This simple act will not only strengthen the bond you have with your pet and reduce stress, but it will also ensure that dead skin is removed and the skin’s naturally occurring oils are evenly distributed around the skin.

2: Warm Towel Spa Treatment
In the same way that you’d go to a spa and get a hot towel on the face after certain facial treatments, a cat can have a warm or hot towel wrap. You should get a clean, dry towel, then hold it under hot or warm water until it is completely saturated. Wring the towel out as much as possible (to avoid your cat scampering off), and then hold it over the most affected areas. This will provide comfort, relief, and a warm hug effect for your pet when they feel discomfort.

3: Remove Potential Irritants
Sometimes, you will need to go through a trial-and-error process before you can get to the root cause of dry cat skin. Dust in the home, certain home fragrance products, cleaning products, perfumes, dust, fleas, and plenty of other somewhat normal household items are potential irritations that can cause or flare up allergies.

Removing potential irritants, one by one will let you know which one(s) is the issue. You can then remove it, leaving your feline friend happy to go about their life in full health.

4: Combat Arid Conditions in the Home
If you live in a naturally hot and dry environment, your pets and household will likely all be plagued by the arid conditions. One thing that will help everyone and every pet is a humidifier.

A humidifier adds moisture to the air, as opposed to dehumidifiers, which take moisture away.

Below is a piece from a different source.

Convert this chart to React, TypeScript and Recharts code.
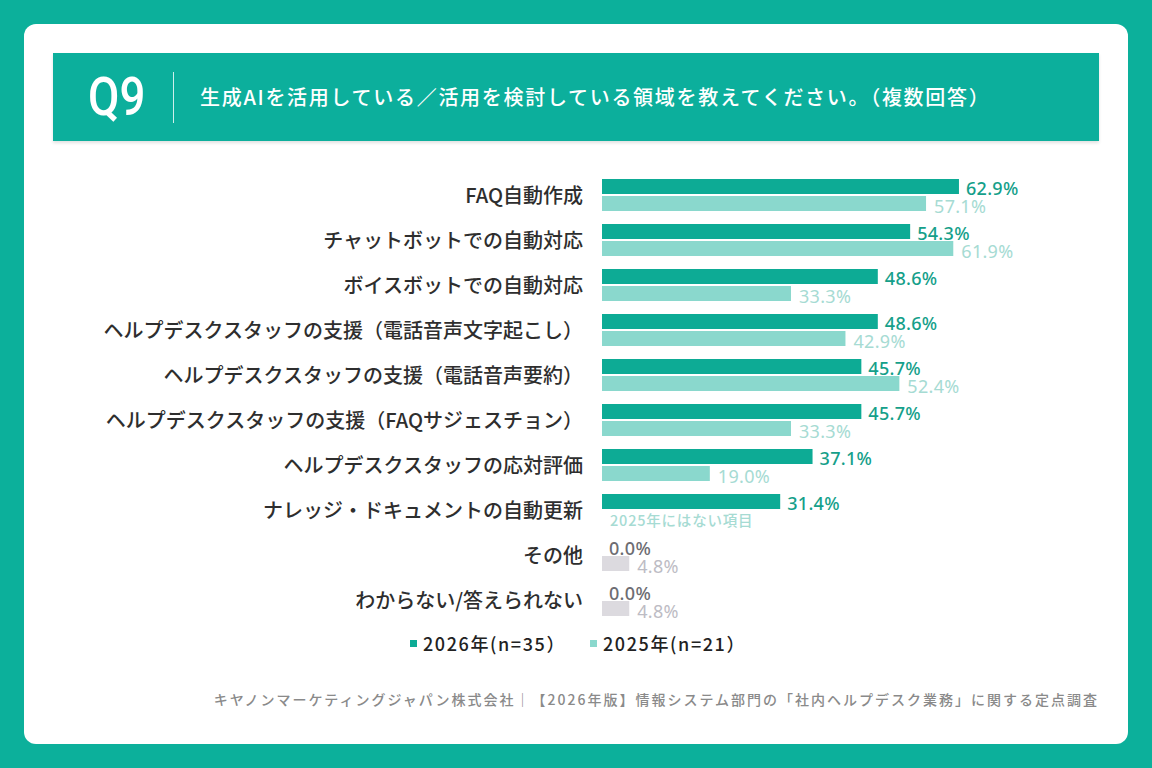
import React from "react";
import { BarChart, Bar, XAxis, YAxis } from "recharts";

const categories = [
  "FAQ自動作成",
  "チャットボットでの自動対応",
  "ボイスボットでの自動対応",
  "ヘルプデスクスタッフの支援（電話音声文字起こし）",
  "ヘルプデスクスタッフの支援（電話音声要約）",
  "ヘルプデスクスタッフの支援（FAQサジェスチョン）",
  "ヘルプデスクスタッフの応対評価",
  "ナレッジ・ドキュメントの自動更新",
  "その他",
  "わからない/答えられない",
];
const values2026 = [62.9, 54.3, 48.6, 48.6, 45.7, 45.7, 37.1, 31.4, 0.0, 0.0];
const values2025: (number | null)[] = [57.1, 61.9, 33.3, 42.9, 52.4, 33.3, 19.0, null, 4.8, 4.8];
const mutedCategories = ["その他", "わからない/答えられない"];
const noDataNote = "2025年にはない項目";
const series2026Name = "2026年(n=35）";
const series2025Name = "2025年(n=21）";
const titleText = "生成AIを活用している／活用を検討している領域を教えてください。（複数回答）";
const questionNo = "Q9";
const footerText =
  "キヤノンマーケティングジャパン株式会社｜【2026年版】情報システム部門の「社内ヘルプデスク業務」に関する定点調査";

const data = categories.map((name, i) => ({
  name,
  v2026: values2026[i],
  v2025: values2025[i],
  muted: mutedCategories.includes(name),
  missing2025: values2025[i] === null,
}));

const C2026 = "#0dab95";
const C2025 = "#8ad8cd";
const L2026 = "#159f8a";
const L2025 = "#a6dbd3";
const MUTED_BAR = "#dcdadf";
const MUTED_L2026 = "#6d6d72";
const MUTED_L2025 = "#bdbcc4";
const FONT = "'Noto Sans CJK JP', 'Noto Sans', sans-serif";
const NUM_FONT = "'Noto Sans', 'Noto Sans CJK JP', sans-serif";

const YTick = (props: any) => {
  const { x, y, payload } = props;
  return (
    <text
      x={x - 11}
      y={y}
      textAnchor="end"
      dominantBaseline="central"
      fontSize={20}
      fontWeight={500}
      fill="#2e2e2e"
      fontFamily={FONT}
    >
      {payload.value}
    </text>
  );
};

const Shape2026 = (props: any) => {
  const { x, y, width, height, payload } = props;
  const X = Number(x) || 0;
  const Y = Number(y) || 0;
  const W = Math.max(0, Number(width) || 0);
  const H = Number(height) || 0;
  const cy = Y + H / 2;
  return (
    <g>
      {W > 0 && <rect x={X} y={Y} width={W} height={H} fill={payload.muted ? MUTED_BAR : C2026} />}
      <text
        x={X + W + 7}
        y={cy + 1}
        dominantBaseline="central"
        fontSize={18}
        fontWeight={500}
        letterSpacing={0.3}
        fill={payload.muted ? MUTED_L2026 : L2026}
        fontFamily={NUM_FONT}
      >
        {Number(payload.v2026).toFixed(1)}%
      </text>
      {payload.missing2025 && (
        <text
          x={X + 8}
          y={cy + H + 3}
          dominantBaseline="central"
          fontSize={14.5}
          fontWeight={500}
          letterSpacing={0.8}
          fill={L2025}
          fontFamily={FONT}
        >
          {noDataNote}
        </text>
      )}
    </g>
  );
};

const Shape2025 = (props: any) => {
  const { x, y, width, height, payload } = props;
  if (payload.v2025 === null || payload.v2025 === undefined) return <g />;
  const X = Number(x) || 0;
  const Y = Number(y) || 0;
  const W = Math.max(0, Number(width) || 0);
  const H = Number(height) || 0;
  return (
    <g>
      {W > 0 && <rect x={X} y={Y} width={W} height={H} fill={payload.muted ? MUTED_BAR : C2025} />}
      <text
        x={X + W + 8}
        y={Y + H / 2 + 2}
        dominantBaseline="central"
        fontSize={18}
        fontWeight={400}
        letterSpacing={0.3}
        fill={payload.muted ? MUTED_L2025 : L2025}
        fontFamily={NUM_FONT}
      >
        {Number(payload.v2025).toFixed(1)}%
      </text>
    </g>
  );
};

export default function App() {
  return (
    <div
      style={{
        position: "absolute",
        left: 0,
        top: 0,
        width: 1152,
        height: 768,
        background: "#0cb09b",
        fontFamily: FONT,
        overflow: "hidden",
      }}
    >
      <div
        style={{
          position: "absolute",
          left: 24,
          top: 24,
          width: 1104,
          height: 720,
          background: "#ffffff",
          borderRadius: 12,
        }}
      />
      <div
        style={{
          position: "absolute",
          left: 53,
          top: 53,
          width: 1046,
          height: 88,
          background: "#0caf9c",
          boxShadow: "0 2px 3px rgba(0,0,0,0.12)",
        }}
      >
        <div
          style={{
            position: "absolute",
            left: 35,
            top: 12,
            fontSize: 53,
            fontWeight: 500,
            color: "#ffffff",
            fontFamily: "Roboto, 'Noto Sans', sans-serif",
            lineHeight: "64px",
            transform: "scaleX(0.86)",
            transformOrigin: "left center",
          }}
        >
          {questionNo}
        </div>
        <div
          style={{
            position: "absolute",
            left: 120,
            top: 19,
            width: 1,
            height: 51,
            background: "rgba(255,255,255,0.8)",
          }}
        />
        <div
          style={{
            position: "absolute",
            left: 147,
            top: 29,
            fontSize: 20,
            fontWeight: 500,
            letterSpacing: 1.7,
            color: "#ffffff",
            lineHeight: "30px",
            whiteSpace: "nowrap",
          }}
        >
          {titleText}
        </div>
      </div>

      <div style={{ position: "absolute", left: 0, top: 0 }}>
        <BarChart
          width={1152}
          height={768}
          data={data}
          layout="vertical"
          margin={{ top: 172, right: 96, bottom: 146, left: 0 }}
          barSize={15}
          barGap={2}
        >
          <XAxis type="number" domain={[0, 80]} hide />
          <YAxis
            type="category"
            dataKey="name"
            width={602}
            axisLine={false}
            tickLine={false}
            tick={<YTick />}
            interval={0}
          />
          <Bar dataKey="v2026" isAnimationActive={false} fill={C2026} shape={<Shape2026 />} />
          <Bar dataKey="v2025" isAnimationActive={false} fill={C2025} shape={<Shape2025 />} />
        </BarChart>
      </div>

      <div
        style={{
          position: "absolute",
          left: 0,
          width: 1152,
          top: 631,
          display: "flex",
          justifyContent: "center",
          gap: 24,
          fontSize: 18,
          fontWeight: 500,
          letterSpacing: 1.6,
          color: "#222",
          lineHeight: "24px",
          paddingLeft: 2,
        }}
      >
        <span style={{ display: "flex", alignItems: "center" }}>
          <span style={{ width: 7, height: 7, background: C2026, marginRight: 6, display: "inline-block" }} />
          {series2026Name}
        </span>
        <span style={{ display: "flex", alignItems: "center" }}>
          <span style={{ width: 7, height: 7, background: C2025, marginRight: 6, display: "inline-block" }} />
          {series2025Name}
        </span>
      </div>

      <div
        style={{
          position: "absolute",
          right: 53,
          top: 688,
          fontSize: 14,
          fontWeight: 500,
          letterSpacing: 2,
          color: "#8a8a8a",
          lineHeight: "22px",
          whiteSpace: "nowrap",
        }}
      >
        {footerText}
      </div>
    </div>
  );
}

If the dry skin issue is caused by a dry environment, this solution will go a long way!

Supplements for Cat Dry Skin

Before I start listing a bunch of ways you can tweak or supplement your cat’s diet to alleviate dry skin, it’s important to say that you should never change your pet’s diet or add anything to it without first consulting with your vet. Drug interactions, allergies, and health issues can determine what foods are good or bad.

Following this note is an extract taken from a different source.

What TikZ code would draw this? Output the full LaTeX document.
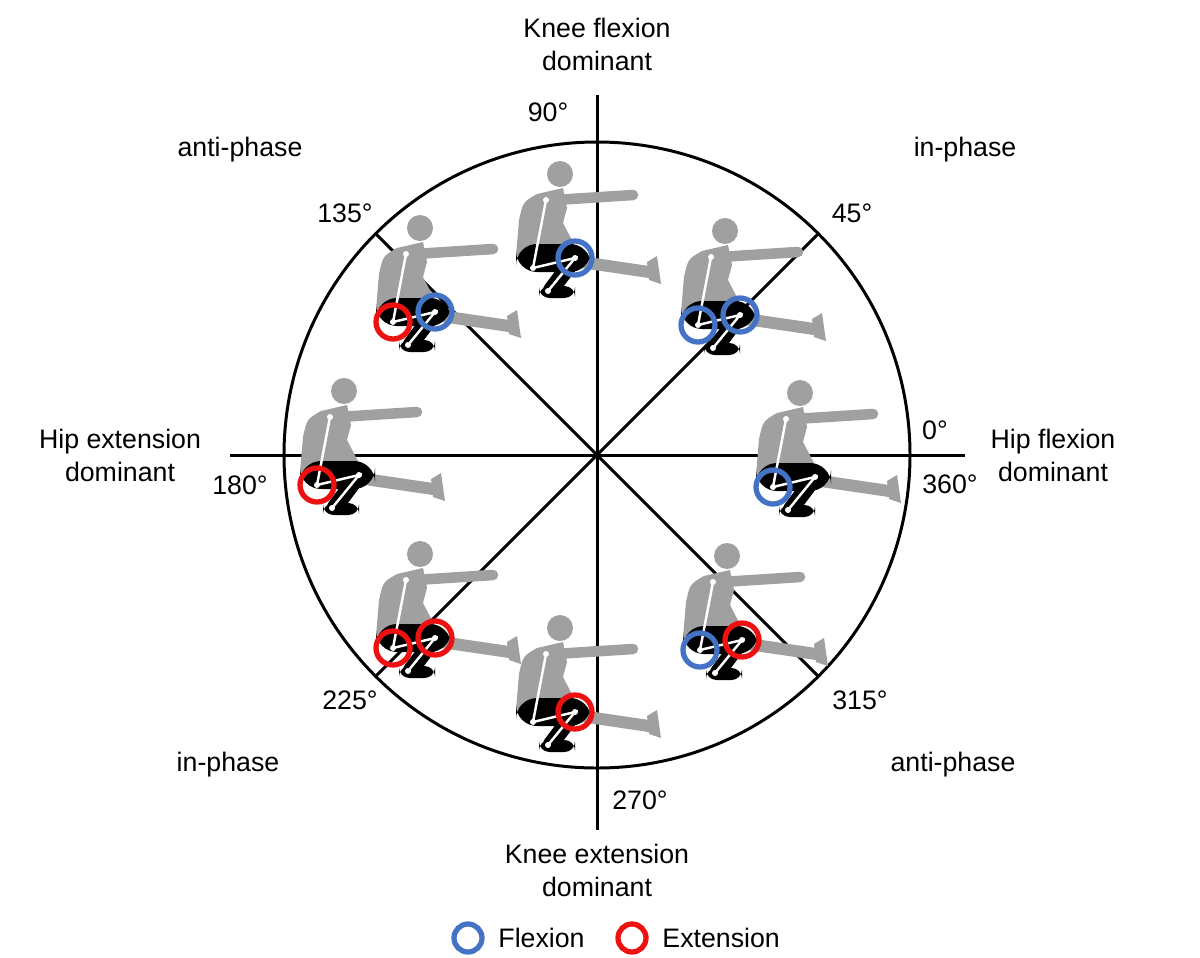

Food that contains a lot of protein can help solve or relieve some cat dry skin issues, and supplements of Omega-3 fatty acids can increase the amount of moisture that your cat’s skin contains, which in turn reduces itchiness and the chances of dry skin.

You can actually moisturize your cat’s skin, but you must ensure that all products used are cat-friendly and non-toxic. Your vet will be able to point you in the direction of a recommended product. They may even stock the products you need. All-natural coconut oil is a regular, non-toxic household moisturizer that’s safe for cats.


Does my cat have dry skin or fleas?

Fleas often leave poop and other debris behind, which looks like little black spots. On white or pale-colored fur, you might also notice tiny little bugs crawling around. Unfortunately, fleas tend to affect the whole family, so if you’ve got bites, it’s probably fleas. Speak with your vet about a flea treatment plan, and make sure that your kitty isn’t suffering from something else at the same time, too.

What is the best cat food for dry, itchy skin?

Food with high protein levels is good for combating dry and itchy skin in cats. You should also look for complete cat food types, which contain the appropriate amounts of everything to keep your cat healthy without the need for additional supplements. Also, why not have a chat with a vet? They’ll be able to tell you exactly what kind of food you’ll need to solve your pet’s problems.


Responsible pet parenting means picking up on things when they’re not quite right. Dry skin is definitely one of those things that can often go unnoticed for many weeks or months. With pet tech, different types of protection and cover, and more information at our fingertips, there’s no need to miss out on a pet problem in its early stages again!

Just remember: Always speak with your vet if you notice any out-of-the-ordinary signs or behaviors from your cat.